Steve Moyise – Paul believed that the Scriptures were the very ‘oracles of God’ (Rom 3:2) and thus carried supreme authority in all matters. However, he had also come to believe that the divine plan revealed in Scripture had taken a significant step forward in the coming of Jesus Christ…This revelation caused Paul to look at the Scriptures with new eyes, sometimes clarifying what was written and sometimes reinterpreting it. (Paul and Scripture) 

Paul redefines, reactivates, even reinterprets scripture in light of God’s revelation of Jesus Christ. While his readings may not seem that foreign to many of us, that is only because we are conditioned to read the Old Testament through the eyes of Paul. Paul was our original guide through the Old Testament and so it hard for us to imagine how shocking many of interpretations must have been to the first hearers of his letters.

So how did Paul arrive at his conclusions? Steve Moyise (Paul and Scripture) lists three modern approaches to Paul’s use of scripture: 

  1. Intertextual –  A text is not discreet packet of meaning but part of web of other texts. Quotes/Allusions bring in more than cited words but also associations from surrounding verses. (e.g. Richard Hays)
  2. Narrative – A text (quote, allusions) brings with it is a narrative framework. The key to understanding its meaning is finding the larger story on which it hangs not in investigating the surrounding context. (e.g. N.T. Wright)
  3. Rhetorical –  Highlights what Paul does with the text in order to persuade his readers to accept his interpretation. Rhetorical views focus on those things to which Paul draws attention and not to those things he conceals. (e.g. Christopher Stanley)

Which view (or whose view) do you find the most helpful? Which views (or whose views) do you find the most suspect? Is there a view missing from the list?

Classic Works in Pauline Scholarship?

Richard Hays identifies three ways a work can be deemed a classic in his Forward to Victor Paul Furnish’s Theology and Ethics in Paul. (Hays’ examples listed)

1. Comprehensive marshaling of data – they gather up what is known about a subject in an all-inclusive way (e.g. Martin Hengel’s Judaism and Hellenism)

2. Provocative, paradigm changing thesis – often highly controversial and generate ongoing debate within the discipline for many years after their publication ( e.g.
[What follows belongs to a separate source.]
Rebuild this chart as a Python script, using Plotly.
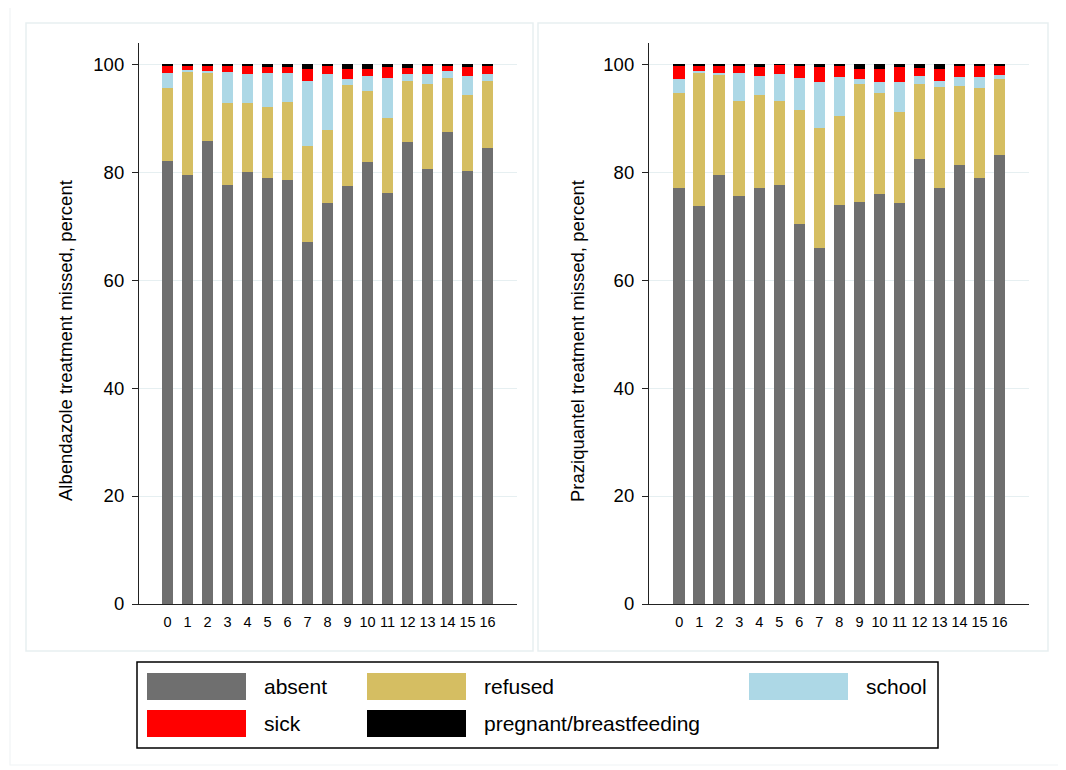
import plotly.graph_objects as go

W, H = 1066, 770

categories = list(range(17))
tick_labels = [str(c) for c in categories]

absent_alb = [82.0, 79.4, 85.8, 77.6, 80.0, 78.9, 78.6, 67.1, 74.2, 77.5, 81.8, 76.2, 85.5, 80.6, 87.5, 80.2, 84.4]
refused_alb = [13.5, 19.3, 12.6, 15.1, 12.8, 13.2, 14.4, 17.7, 13.5, 18.7, 13.2, 13.8, 11.4, 15.8, 10.0, 14.1, 12.5]
school_alb = [2.9, 0.2, 0.3, 5.9, 5.3, 6.2, 5.3, 12.0, 10.4, 1.0, 2.7, 7.4, 1.2, 1.7, 1.3, 3.4, 1.2]
sick_alb = [1.2, 0.8, 0.9, 1.1, 1.6, 1.2, 1.1, 2.3, 1.6, 1.9, 1.3, 2.1, 1.1, 1.7, 1.0, 1.8, 1.5]
preg_alb = [0.4, 0.3, 0.4, 0.3, 0.3, 0.5, 0.6, 0.9, 0.3, 0.9, 1.0, 0.5, 0.8, 0.2, 0.2, 0.5, 0.4]

absent_pzq = [77.1, 73.7, 79.5, 75.6, 77.0, 77.6, 70.3, 65.9, 73.9, 74.5, 75.9, 74.3, 82.4, 77.0, 81.3, 78.9, 83.1]
refused_pzq = [17.5, 24.8, 18.5, 17.5, 17.2, 15.6, 21.2, 22.2, 16.5, 21.9, 18.8, 16.9, 14.0, 18.8, 14.7, 16.7, 14.1]
school_pzq = [2.7, 0.2, 0.3, 5.3, 3.6, 4.9, 6.0, 8.6, 7.2, 0.8, 1.9, 5.5, 1.3, 1.1, 1.6, 2.0, 0.8]
sick_pzq = [2.4, 1.0, 1.4, 1.3, 1.6, 1.8, 2.2, 2.7, 2.2, 1.8, 2.5, 2.7, 1.5, 2.2, 2.0, 2.0, 1.7]
preg_pzq = [0.3, 0.3, 0.3, 0.3, 0.6, 0.1, 0.3, 0.6, 0.2, 1.0, 0.9, 0.6, 0.8, 0.9, 0.4, 0.4, 0.3]

series_names = ["absent", "refused", "school", "sick", "pregnant/breastfeeding"]
series_colors = ["#6f6f6f", "#d5be62", "#add8e6", "#ff0000", "#000000"]

y_titles = ["Albendazole treatment missed, percent", "Praziquantel treatment missed, percent"]

FONT = "Liberation Sans, Arial, sans-serif"

# map target screenshot pixel positions to paper coordinates
OFF_X, OFF_Y, H_EFF = 8, 8, 760


def px(x):
    return (x - OFF_X) / W


def py(y):
    return 1 - (y - OFF_Y) / H_EFF


fig = go.Figure()

panels = [
    ([absent_alb, refused_alb, school_alb, sick_alb, preg_alb], "x", "y"),
    ([absent_pzq, refused_pzq, school_pzq, sick_pzq, preg_pzq], "x2", "y2"),
]
for data, xa, ya in panels:
    for name, vals, col in zip(series_names, data, series_colors):
        fig.add_trace(go.Bar(
            x=categories, y=vals, name=name, xaxis=xa, yaxis=ya,
            marker=dict(color=col, line=dict(width=0)), width=0.58,
            showlegend=False,
        ))

ydom = [py(604), py(43)]
axis_common = dict(showline=True, linecolor="#222222", linewidth=1.2, zeroline=False)

fig.update_layout(
    width=W, height=H,
    margin=dict(l=0, r=0, t=0, b=0),
    paper_bgcolor="white", plot_bgcolor="white",
    barmode="stack",
    font=dict(family=FONT, color="#000000"),
    xaxis=dict(domain=[px(139), px(517)], range=[-1.43, 17.47], tickmode="array",
               tickvals=categories, ticktext=tick_labels, ticks="", showgrid=False,
               tickfont=dict(size=14.5), ticklabelstandoff=4, anchor="y", **axis_common),
    yaxis=dict(domain=ydom, range=[0, 103.9], tickvals=[0, 20, 40, 60, 80, 100],
               ticks="outside", ticklen=6, tickcolor="#222222", showgrid=True,
               gridcolor="#e6eff1", gridwidth=1, tickfont=dict(size=18.5),
               ticklabelstandoff=4, anchor="x", **axis_common),
    xaxis2=dict(domain=[px(649), px(1029)], range=[-1.51, 17.47], tickmode="array",
                tickvals=categories, ticktext=tick_labels, ticks="", showgrid=False,
                tickfont=dict(size=14.5), ticklabelstandoff=4, anchor="y2", **axis_common),
    yaxis2=dict(domain=ydom, range=[0, 103.9], tickvals=[0, 20, 40, 60, 80, 100],
                ticks="outside", ticklen=6, tickcolor="#222222", showgrid=True,
                gridcolor="#e6eff1", gridwidth=1, tickfont=dict(size=18.5),
                ticklabelstandoff=4, anchor="x2", **axis_common),
)

shapes = []
shapes.append(dict(type="rect", xref="paper", yref="paper", x0=px(10), x1=px(1064), y0=py(765), y1=py(7),
                   line=dict(color="#f0f4f5", width=1.2), layer="below"))
for x0, x1 in [(26, 533), (538, 1048)]:
    shapes.append(dict(type="rect", xref="paper", yref="paper", x0=px(x0), x1=px(x1), y0=py(651), y1=py(23),
                       line=dict(color="#e8eff1", width=1.5), layer="below"))

shapes.append(dict(type="rect", xref="paper", yref="paper", x0=px(137), x1=px(938), y0=py(748), y1=py(662),
                   line=dict(color="#000000", width=1.5)))

legend_slots = [
    (147, 673), (367, 673), (749, 673),
    (147, 710), (367, 710),
]
annotations = []
for (lx, ly), name, col in zip(legend_slots, series_names, series_colors):
    shapes.append(dict(type="rect", xref="paper", yref="paper", x0=px(lx), x1=px(lx + 99),
                       y0=py(ly + 27), y1=py(ly), fillcolor=col, line=dict(width=0)))
    annotations.append(dict(x=px(lx + 115), y=py(ly + 13.5), xref="paper", yref="paper",
                            text=name, showarrow=False, xanchor="left", yanchor="middle",
                            font=dict(size=21, family=FONT, color="#000000")))

for xc, t in zip([65, 577], y_titles):
    annotations.append(dict(x=px(xc), y=py(341), xref="paper", yref="paper", text=t,
                            showarrow=False, textangle=-90, xanchor="center", yanchor="middle",
                            font=dict(size=18.5, family=FONT, color="#000000")))

fig.update_layout(shapes=shapes, annotations=annotations)

fig.write_html("out.html")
E.P. Sanders’ Paul and Palestinian Judaism)

3. Consensus forming – concise but sagacious study that enters a confused, amorphous area of inquiry and articulates balanced synthetic judgments that promote the formation of a new consensus (e.g. Victor Paul Furnish’s Theology and Ethics in Paul)

Obviously Hays already identified several, but what other books are ‘classics’ within Pauline Studies? Why are they a classic?